With 160 million hectares (395 million acres) of rainforest, DR Congo forests sink carbons that it negligibly produces, spending a huge part of its GDP to protect it with minimal support from the international community.
“As climate justice campaigners, we have come from every part of the continent to call upon the global leaders meeting here for a pre-COP 27 to consider supporting not just the DR Congo, but all countries with remaining tropical forests such as Gabon, Equatorial Guinea among others,” said Dr Mithika Mwenda, the executive director, the Pan African Climate Justice Alliance (PACJA).
According to Mrs. Drothée Lisenga, Representative of Indigenous community, forests of the DR Congo are massively being destroyed. “We are losing our super market, we are losing our natural resource, we are losing the fish, we are losing all the animals, we are losing the rivers drying up. Today we decree our struggles as usual and say Stop climate change. Because it affects us. We want climate justice and we also want climate finance. When the forest leaves, we must also have the benefits of the causes, because it is our wealth,” she said .
The CJT, an initiative of the Pan African Climate Justice Alliance, is a mobilization campaign initiated to raise interest among the African public and coalesce various African voices towards a common position as the continent prepares to host the 27th Conference of Parties to the UN Framework Convention on Climate Change in November in Egypt.
The Republic of Congo is currently among leading countries remaining as carbon sink country, thanks to the vast forest cover. Forests have a sequestration capacity that far exceeds emissions. But for Anatole Keleri who struggles to put food on the table, clothes on his children talkless of affording fees for them, he wonders how the forest benefits him.
Keleri is not alone. The population of the DR Congo is one of the most vulnerable to climate change thanks to limited climate action due to poverty.
Mrs. Berthilde Gitira, member of environmental civil society and women’s coalition for the environment and sustainable development said Congo like the rest of Africa is experiencing global warming. “We feel it. Today we have come to claim our climate justice. Our country is the second lung of the world and all this gas emission, when released in industrialized countries, are sequestered in our forests and as a reward, we have nothing. We are the poorest in the world and we cannot afford this situation. As today the DRC organizes the PRE COP27, we call the [Government] authorities through the Ministry of the Environment to carry out this advocacy so that the DRC can benefit from this outcome (finance) from climate change,” she said.
The DR Congo is seeing massive losses of forest at an estimate rate of about 17,000 hectares per year. Thus, maintaining the services provided by the natural resources ecosystems (forests, savannahs, hydrological basins, etc.) is essential to ensure future development, limit the impacts of climate change and provide opportunities adaptation to the most vulnerable strata, including women and young people of all socio-cultural categories of urban and rural centers.

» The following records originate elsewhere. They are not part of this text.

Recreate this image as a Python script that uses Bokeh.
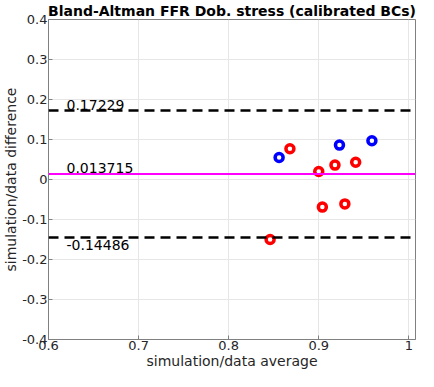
from bokeh.plotting import figure
from bokeh.models import Range1d, FixedTicker, Label, Span
from bokeh.embed import file_html
from bokeh.resources import INLINE

# data
blue_x = [0.856, 0.923, 0.959]
blue_y = [0.055, 0.086, 0.097]
red_x = [0.868, 0.900, 0.918, 0.941, 0.904, 0.929, 0.846]
red_y = [0.077, 0.020, 0.036, 0.043, -0.069, -0.061, -0.150]
mean_diff = 0.013715
upper_loa = 0.17229
lower_loa = -0.14486
x_ticks = [0.6, 0.7, 0.8, 0.9, 1.0]
x_tick_labels = ["0.6", "0.7", "0.8", "0.9", "1"]
y_ticks = [-0.4, -0.3, -0.2, -0.1, 0.0, 0.1, 0.2, 0.3, 0.4]
y_tick_labels = ["-0.4", "-0.3", "-0.2", "-0.1", "0", "0.1", "0.2", "0.3", "0.4"]

FONT = "DejaVu Sans"
TXT = "#262626"
AX = "#808080"

p = figure(width=418, height=371, output_backend="svg", toolbar_location=None,
           x_range=Range1d(0.6, 1.0074), y_range=Range1d(-0.4, 0.4),
           min_border_left=2, min_border_right=3, min_border_top=0, min_border_bottom=0)

p.title.text = "Bland-Altman FFR Dob. stress (calibrated BCs)"
p.title.text_font = FONT
p.title.text_font_size = "14px"
p.title.text_font_style = "bold"
p.title.text_color = "black"
p.title.align = "center"
p.title.standoff = 1

p.outline_line_color = AX
p.outline_line_width = 1

for ax, ticks, labels in ((p.xaxis[0], x_ticks, x_tick_labels), (p.yaxis[0], y_ticks, y_tick_labels)):
    ax.ticker = FixedTicker(ticks=ticks)
    ax.major_label_overrides = {t: l for t, l in zip(ticks, labels)}
    ax.major_label_text_font = FONT
    ax.major_label_text_font_size = "13px"
    ax.major_label_text_color = TXT
    ax.axis_label_text_font = FONT
    ax.axis_label_text_font_size = "14px"
    ax.axis_label_text_font_style = "normal"
    ax.axis_label_text_color = TXT
    ax.axis_line_color = AX
    ax.major_tick_line_color = AX
    ax.major_tick_in = 4
    ax.major_tick_out = 0
    ax.minor_tick_line_color = None
    ax.major_label_standoff = 1
    ax.axis_label_standoff = 0

p.xaxis.axis_label = "simulation/data average"
p.yaxis.axis_label = "simulation/data difference"

p.xgrid.ticker = FixedTicker(ticks=x_ticks)
p.ygrid.ticker = FixedTicker(ticks=y_ticks)
p.grid.grid_line_color = "#e6e6e6"
p.grid.grid_line_width = 1

p.add_layout(Span(location=upper_loa, dimension="width", line_color="black", line_width=2.5, line_dash="10 6"))
p.add_layout(Span(location=lower_loa, dimension="width", line_color="black", line_width=2.5, line_dash="10 6"))
p.add_layout(Span(location=mean_diff, dimension="width", line_color="#ff00ff", line_width=2))

p.add_layout(Label(x=0.62, y=upper_loa, text="%.5g" % upper_loa, text_font=FONT, text_font_size="14px",
                   text_color="black", text_baseline="bottom", y_offset=1))
p.add_layout(Label(x=0.62, y=mean_diff, text="%.5g" % mean_diff, text_font=FONT, text_font_size="14px",
                   text_color="black", text_baseline="bottom", y_offset=1))
p.add_layout(Label(x=0.62, y=lower_loa, text="%.5g" % lower_loa, text_font=FONT, text_font_size="14px",
                   text_color="black", text_baseline="top", y_offset=-3))

p.scatter(blue_x, blue_y, marker="circle", size=8, fill_color="white", line_color="#0000ff", line_width=3.5)
p.scatter(red_x, red_y, marker="circle", size=8, fill_color="white", line_color="#ff0000", line_width=3.5)

open("out.html", "w").write(file_html(p, INLINE))
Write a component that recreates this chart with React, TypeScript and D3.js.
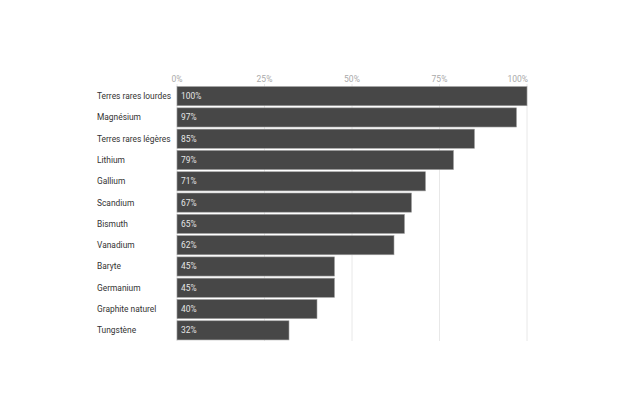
import React from "react";
import * as d3 from "d3";

const categories = [
  "Terres rares lourdes",
  "Magnésium",
  "Terres rares légères",
  "Lithium",
  "Gallium",
  "Scandium",
  "Bismuth",
  "Vanadium",
  "Baryte",
  "Germanium",
  "Graphite naturel",
  "Tungstène",
];
const values = [100, 97, 85, 79, 71, 67, 65, 62, 45, 45, 40, 32];
const ticks = [0, 25, 50, 75, 100];

const W = 624;
const H = 416;

export default function App() {
  const x = d3.scaleLinear().domain([0, 100]).range([177, 527]);
  const y = d3
    .scaleBand<string>()
    .domain(categories)
    .range([85.5, 341])
    .paddingInner(0.1)
    .paddingOuter(0.05);
  const font = "Roboto, 'Noto Sans', sans-serif";
  return (
    <svg
      width={W}
      height={H}
      style={{ position: "absolute", left: 0, top: 0, background: "#fff" }}
      fontFamily={font}
    >
      {ticks.map((t, i) => (
        <g key={t}>
          <line
            x1={x(t)}
            x2={x(t)}
            y1={84}
            y2={341}
            stroke="#e8e8e8"
            strokeWidth={1}
          />
          <text
            x={i === ticks.length - 1 ? x(t) + 1 : x(t)}
            y={81.5}
            textAnchor={i === ticks.length - 1 ? "end" : "middle"}
            fontSize={8.5}
            fill="#aaaaaa"
          >
            {t}%
          </text>
        </g>
      ))}
      {categories.map((c, i) => {
        const y0 = y(c)!;
        const bh = y.bandwidth();
        return (
          <g key={c}>
            <rect
              x={x(0)}
              y={y0}
              width={x(values[i]) - x(0)}
              height={bh}
              fill="#474747"
              stroke="#a0a0a0"
              strokeWidth={0.6}
            />
            <text
              x={97}
              y={y0 + bh / 2}
              dy="0.35em"
              fontSize={8.4}
              fill="#333333"
            >
              {c}
            </text>
            <text
              x={x(0) + 4}
              y={y0 + bh / 2}
              dy="0.35em"
              fontSize={8.4}
              fill="#e6e6e6"
            >
              {values[i]}%
            </text>
          </g>
        );
      })}
    </svg>
  );
}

During COP 26, the DRC committed to modify the rate of emissions, which used to be 18%, to 21%. This is reflected in the revised National Determined Contribution in 2021.
Despite the commitments made by the countries, it should be noted that the actors have difficulty in applying the decisions, whereas this essentially contributes to amplifying the impacts of change on the environment and the populations.
The Climate Justice Torch Campaign is to mobilize local communities – including youth, women’s movements – fishers, farmers and NGOs at the national level for climate justice and Increase the pressure of Congolese and African citizens on their national governments and on international negotiations during COP 27 in order to better take into account their realities, priorities and aspirations.